Now here we are in 2025 and he’s back, far worse. On April 5 of this year we had a Hands Off! national day of action and I marched the same route as June 14 – Manhattan’s Bryant Park to Gramercy Park -- only this time there were no signs mocking, ripping, or asking for the dismissal of Elon Musk.
That told me a lot. Did we singlehandedly send him packing? Not with a march. But he’s out of the federal government, where he was doing untold damage in a haphazard manner. His businesses started feeling the pain of our unrest and boycotting. A groundswell made the difference.
It’s like exercise. You don’t do it once and then say, oh look, it didn’t do anything. You keep at it. It’s a layered endeavor.
This time the focus was immigration, and more specifically, what an absolute abomination ICE has become under this administration. No kings, and no bullies wearing uniforms and masks to drag people out of school, church, or Home Depot.
Voices work. Raise them to the rafters. We kicked Elon’s ass to the curb. Young and old. Steady and rickety.
When I saw at this march a woman older than me on a cane, walking with a confident stride and a sign, I was impressed. After two knee replacements, I had shied away from carrying a sign because I didn’t want to overload myself.
After seeing two more people on walkers, I shook my head in awe and had to resist calling myself a sissy. I’m proud I was there, putting one foot in front of the other on storied Fifth Avenue. But don’t you just love when others make you reflect and challenge yourself to try harder next time?
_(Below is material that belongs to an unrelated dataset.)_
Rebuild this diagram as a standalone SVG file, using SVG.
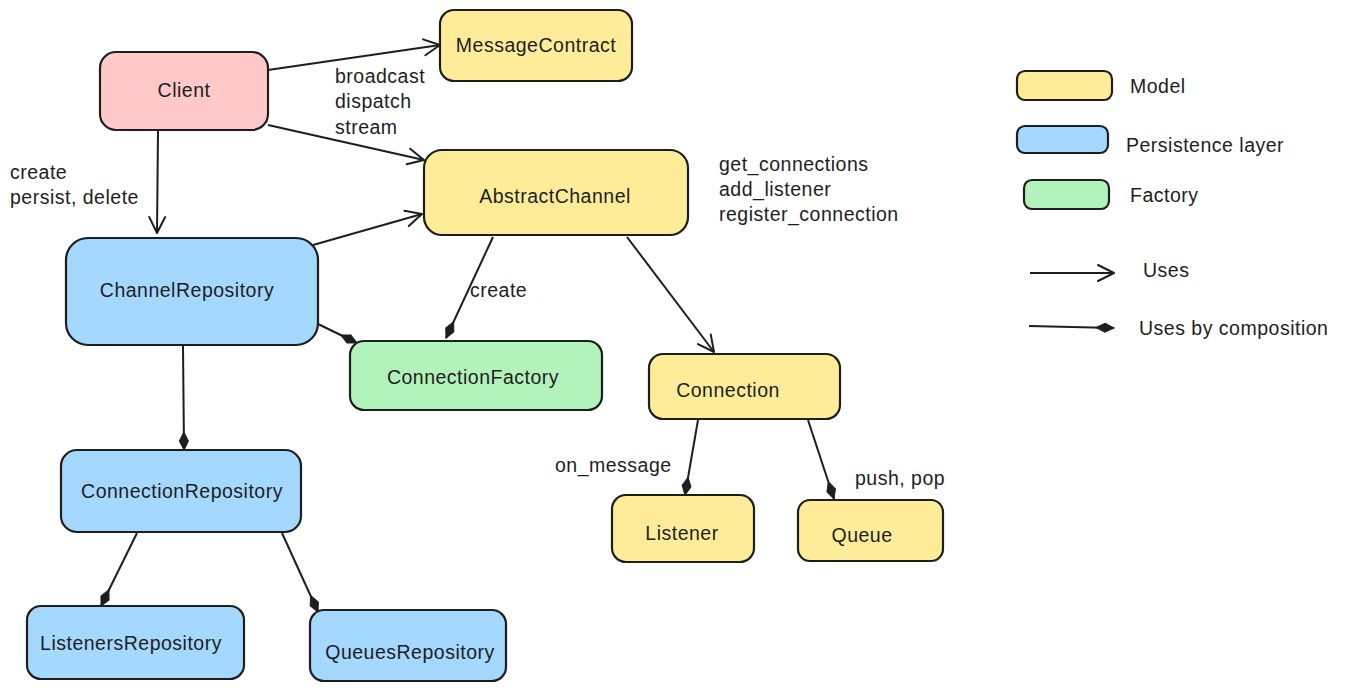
<svg xmlns="http://www.w3.org/2000/svg" width="1347" height="691" viewBox="0 0 1347 691">
<defs>
<style>
.box{stroke:#1e1e1e;stroke-width:2.2}
.model{fill:#ffec99}
.pers{fill:#a5d8ff}
.fact{fill:#b2f2bb}
.client{fill:#ffc9c9}
text{font-family:"Liberation Sans","DejaVu Sans",sans-serif;font-size:19.5px;letter-spacing:0.5px;fill:#1e1e1e}
.c{text-anchor:middle;dominant-baseline:central}
.l{dominant-baseline:central}
.edge{stroke:#1e1e1e;stroke-width:2;fill:none}
.uses{marker-end:url(#arrow)}
.comp{marker-end:url(#diamond)}
</style>
<marker id="arrow" viewBox="-18 -10 20 20" refX="0" refY="0" markerWidth="20" markerHeight="20" markerUnits="userSpaceOnUse" orient="auto">
<path d="M-16,-8 L0,0 L-16,8" fill="none" stroke="#1e1e1e" stroke-width="2" stroke-linecap="round" stroke-linejoin="round"/>
</marker>
<marker id="diamond" viewBox="-20 -6 22 12" refX="0" refY="0" markerWidth="22" markerHeight="12" markerUnits="userSpaceOnUse" orient="auto">
<path d="M0,0 L-9,-4.5 L-18,0 L-9,4.5 Z" fill="#1e1e1e" stroke="#1e1e1e" stroke-width="1"/>
</marker>
</defs>
<rect width="1347" height="691" fill="#ffffff"/>

<g id="connectors">
<line class="edge uses" x1="268" y1="70" x2="440" y2="45"/>
<line class="edge uses" x1="268" y1="125" x2="424" y2="160"/>
<line class="edge uses" x1="158" y1="131" x2="157" y2="233"/>
<line class="edge uses" x1="313" y1="245" x2="422" y2="214"/>
<line class="edge comp" x1="493" y1="237" x2="446" y2="338"/>
<line class="edge comp" x1="316" y1="323" x2="357" y2="343"/>
<line class="edge uses" x1="627" y1="237" x2="714" y2="352"/>
<line class="edge comp" x1="698" y1="420" x2="685" y2="495"/>
<line class="edge comp" x1="808" y1="420" x2="834" y2="499"/>
<line class="edge comp" x1="183" y1="346" x2="184" y2="450"/>
<line class="edge comp" x1="137" y1="533" x2="101" y2="606"/>
<line class="edge comp" x1="282" y1="533" x2="318" y2="612"/>
<text x="335" y="76" class="l">broadcast</text>
<text x="335" y="101" class="l">dispatch</text>
<text x="335" y="127" class="l">stream</text>
<text x="10" y="172" class="l">create</text>
<text x="10" y="197" class="l">persist, delete</text>
<text x="470" y="290" class="l">create</text>
<text x="719" y="164" class="l">get_connections</text>
<text x="719" y="189" class="l">add_listener</text>
<text x="719" y="214" class="l">register_connection</text>
<text x="555" y="465" class="l">on_message</text>
<text x="855" y="478" class="l">push, pop</text>
</g>

<g id="client"><rect class="box client" x="100" y="52" width="168" height="78" rx="16"/><text x="184" y="90" class="c">Client</text></g>
<g id="messagecontract"><rect class="box model" x="440" y="10" width="192" height="71" rx="14"/><text x="536" y="45" class="c">MessageContract</text></g>
<g id="abstractchannel"><rect class="box model" x="424" y="150" width="264" height="85" rx="18"/><text x="555" y="196" class="c">AbstractChannel</text></g>
<g id="channelrepository"><rect class="box pers" x="66" y="238" width="252" height="107" rx="22"/><text x="187" y="290" class="c">ChannelRepository</text></g>
<g id="connectionfactory"><rect class="box fact" x="350" y="341" width="252" height="69" rx="14"/><text x="473" y="377" class="c">ConnectionFactory</text></g>
<g id="connection"><rect class="box model" x="649" y="354" width="191" height="65" rx="14"/><text x="728" y="390" class="c">Connection</text></g>
<g id="connectionrepository"><rect class="box pers" x="61" y="450" width="240" height="82" rx="16"/><text x="182" y="491" class="c">ConnectionRepository</text></g>
<g id="listenersrepository"><rect class="box pers" x="27" y="606" width="217" height="73" rx="14"/><text x="131" y="643" class="c">ListenersRepository</text></g>
<g id="queuesrepository"><rect class="box pers" x="310" y="610" width="196" height="71" rx="14"/><text x="410" y="652" class="c">QueuesRepository</text></g>
<g id="listener"><rect class="box model" x="612" y="495" width="142" height="67" rx="14"/><text x="682" y="533" class="c">Listener</text></g>
<g id="queue"><rect class="box model" x="798" y="500" width="145" height="61" rx="12"/><text x="862" y="535" class="c">Queue</text></g>

<g id="legend">
<rect class="box model" x="1017" y="71" width="95" height="29" rx="8"/><text x="1130" y="86" class="l">Model</text>
<rect class="box pers" x="1017" y="126" width="91" height="27" rx="8"/><text x="1126" y="145" class="l">Persistence layer</text>
<rect class="box fact" x="1024" y="180" width="85" height="29" rx="8"/><text x="1130" y="195" class="l">Factory</text>
<line class="edge uses" x1="1030" y1="273" x2="1114" y2="273"/><text x="1143" y="270" class="l">Uses</text>
<line class="edge comp" x1="1029" y1="326" x2="1114" y2="328"/><text x="1139" y="328" class="l">Uses by composition</text>
</g>
</svg>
I have seen countless social media exchanges minimizing the marches, questioning what they accomplished. I can assure anyone with similar questions, it is one thing to see The Felon’s sagging poll numbers; it is quite another to see for yourself the enthused, chanting faces behind those numbers. Particularly while his parade – apologies to the Army, but he made it his -- in Washington, D.C. fails miserably.
We encountered nothing but kindness as we forged on in the steady rain in New York City. Good-natured exchanges with people hoisting clever signs as we passed the Empire State Building, its tip invisible in the fog. Police officers lined up against a building near the end of the route.
Peace all around, as excess water dripped off the hood of my rain poncho onto my nose for the 10th time.
I was indeed still alive.
Beautiful, Nancy! So proud of you for doing this--and writing so eloquently about it!
It's great, isn't it? I feel a shift. We're now a force to be reckoned with. And i don't know if you felt this, but this is my 3rd time, and each time I've come away less afraid.